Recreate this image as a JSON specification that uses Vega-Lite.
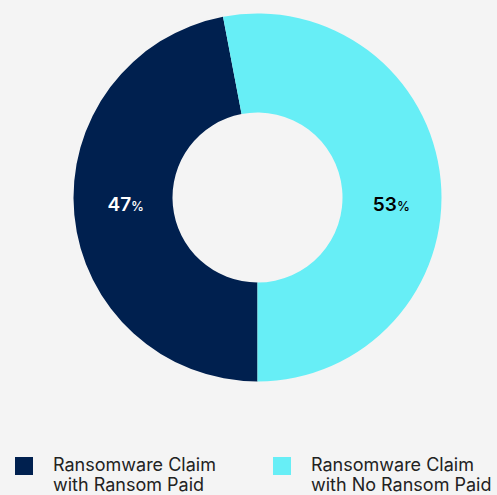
{
  "$schema": "https://vega.github.io/schema/vega-lite/v6.json",
  "width": 369,
  "height": 369,
  "autosize": {"type": "none"},
  "padding": {"left": 73, "top": 13, "right": 55, "bottom": 113},
  "background": "#f4f4f4",
  "config": {"view": {"stroke": null}},
  "data": {"values": [
    {"category": "Ransomware Claim|with Ransom Paid", "value": 47, "label": "47", "rank": 1},
    {"category": "Ransomware Claim|with No Ransom Paid", "value": 53, "label": "53", "rank": 2}
  ]},
  "encoding": {
    "theta": {"field": "value", "type": "quantitative", "stack": true, "scale": {"range": [3.14159, 9.42478]}},
    "order": {"field": "rank", "type": "quantitative"}
  },
  "layer": [
    {
      "mark": {"type": "arc", "outerRadius": 184, "innerRadius": 85},
      "encoding": {
        "color": {
          "field": "category", "type": "nominal",
          "scale": {"domain": ["Ransomware Claim|with Ransom Paid", "Ransomware Claim|with No Ransom Paid"], "range": ["#00204f", "#67eef6"]},
          "legend": {
            "orient": "none", "direction": "horizontal", "columns": 2,
            "legendX": -58, "legendY": 444,
            "title": null,
            "symbolType": "square", "symbolSize": 324, "symbolStrokeWidth": 0,
            "labelExpr": "split(datum.label, '|')",
            "labelFont": "Inter", "labelFontSize": 18, "labelColor": "#222222",
            "labelOffset": 20, "labelLimit": 300,
            "columnPadding": 57,
            "labelBaseline": "middle",
            "encoding": {"labels": {"enter": {"lineHeight": {"value": 21}}, "update": {"lineHeight": {"value": 21}}}}
          }
        }
      }
    },
    {
      "mark": {"type": "text", "radius": 134, "align": "right", "dx": 7, "dy": -5, "font": "Inter", "fontSize": 19, "fontWeight": 600, "baseline": "middle", "color": "#ffffff"},
      "encoding": {"text": {"condition": {"test": "datum.rank == 1", "field": "label"}, "value": ""}}
    },
    {
      "mark": {"type": "text", "radius": 134, "align": "left", "dx": 7, "dy": -3, "font": "Inter", "fontSize": 13, "fontWeight": 500, "baseline": "middle", "color": "#ffffff"},
      "encoding": {"text": {"condition": {"test": "datum.rank == 1", "value": "%"}, "value": ""}}
    },
    {
      "mark": {"type": "text", "radius": 134, "align": "right", "dx": 6, "dy": 20, "font": "Inter", "fontSize": 19, "fontWeight": 600, "baseline": "middle", "color": "#000000"},
      "encoding": {"text": {"condition": {"test": "datum.rank == 2", "field": "label"}, "value": ""}}
    },
    {
      "mark": {"type": "text", "radius": 134, "align": "left", "dx": 6, "dy": 22, "font": "Inter", "fontSize": 13, "fontWeight": 500, "baseline": "middle", "color": "#000000"},
      "encoding": {"text": {"condition": {"test": "datum.rank == 2", "value": "%"}, "value": ""}}
    }
  ]
}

STATED EXERCISE — Write out the data precisely as given, excluding the pictures.

OUTPUT OF THE TASK —
Recreate this image as a JSON specification that uses Vega-Lite.
{
  "$schema": "https://vega.github.io/schema/vega-lite/v6.json",
  "width": 369,
  "height": 369,
  "autosize": {"type": "none"},
  "padding": {"left": 73, "top": 13, "right": 55, "bottom": 113},
  "background": "#f4f4f4",
  "config": {"view": {"stroke": null}},
  "data": {"values": [
    {"category": "Ransomware Claim|with Ransom Paid", "value": 47, "label": "47", "rank": 1},
    {"category": "Ransomware Claim|with No Ransom Paid", "value": 53, "label": "53", "rank": 2}
  ]},
  "encoding": {
    "theta": {"field": "value", "type": "quantitative", "stack": true, "scale": {"range": [3.14159, 9.42478]}},
    "order": {"field": "rank", "type": "quantitative"}
  },
  "layer": [
    {
      "mark": {"type": "arc", "outerRadius": 184, "innerRadius": 85},
      "encoding": {
        "color": {
          "field": "category", "type": "nominal",
          "scale": {"domain": ["Ransomware Claim|with Ransom Paid", "Ransomware Claim|with No Ransom Paid"], "range": ["#00204f", "#67eef6"]},
          "legend": {
            "orient": "none", "direction": "horizontal", "columns": 2,
            "legendX": -58, "legendY": 444,
            "title": null,
            "symbolType": "square", "symbolSize": 324, "symbolStrokeWidth": 0,
            "labelExpr": "split(datum.label, '|')",
            "labelFont": "Inter", "labelFontSize": 18, "labelColor": "#222222",
            "labelOffset": 20, "labelLimit": 300,
            "columnPadding": 57,
            "labelBaseline": "middle",
            "encoding": {"labels": {"enter": {"lineHeight": {"value": 21}}, "update": {"lineHeight": {"value": 21}}}}
          }
        }
      }
    },
    {
      "mark": {"type": "text", "radius": 134, "align": "right", "dx": 7, "dy": -5, "font": "Inter", "fontSize": 19, "fontWeight": 600, "baseline": "middle", "color": "#ffffff"},
      "encoding": {"text": {"condition": {"test": "datum.rank == 1", "field": "label"}, "value": ""}}
    },
    {
      "mark": {"type": "text", "radius": 134, "align": "left", "dx": 7, "dy": -3, "font": "Inter", "fontSize": 13, "fontWeight": 500, "baseline": "middle", "color": "#ffffff"},
      "encoding": {"text": {"condition": {"test": "datum.rank == 1", "value": "%"}, "value": ""}}
    },
    {
      "mark": {"type": "text", "radius": 134, "align": "right", "dx": 6, "dy": 20, "font": "Inter", "fontSize": 19, "fontWeight": 600, "baseline": "middle", "color": "#000000"},
      "encoding": {"text": {"condition": {"test": "datum.rank == 2", "field": "label"}, "value": ""}}
    },
    {
      "mark": {"type": "text", "radius": 134, "align": "left", "dx": 6, "dy": 22, "font": "Inter", "fontSize": 13, "fontWeight": 500, "baseline": "middle", "color": "#000000"},
      "encoding": {"text": {"condition": {"test": "datum.rank == 2", "value": "%"}, "value": ""}}
    }
  ]
}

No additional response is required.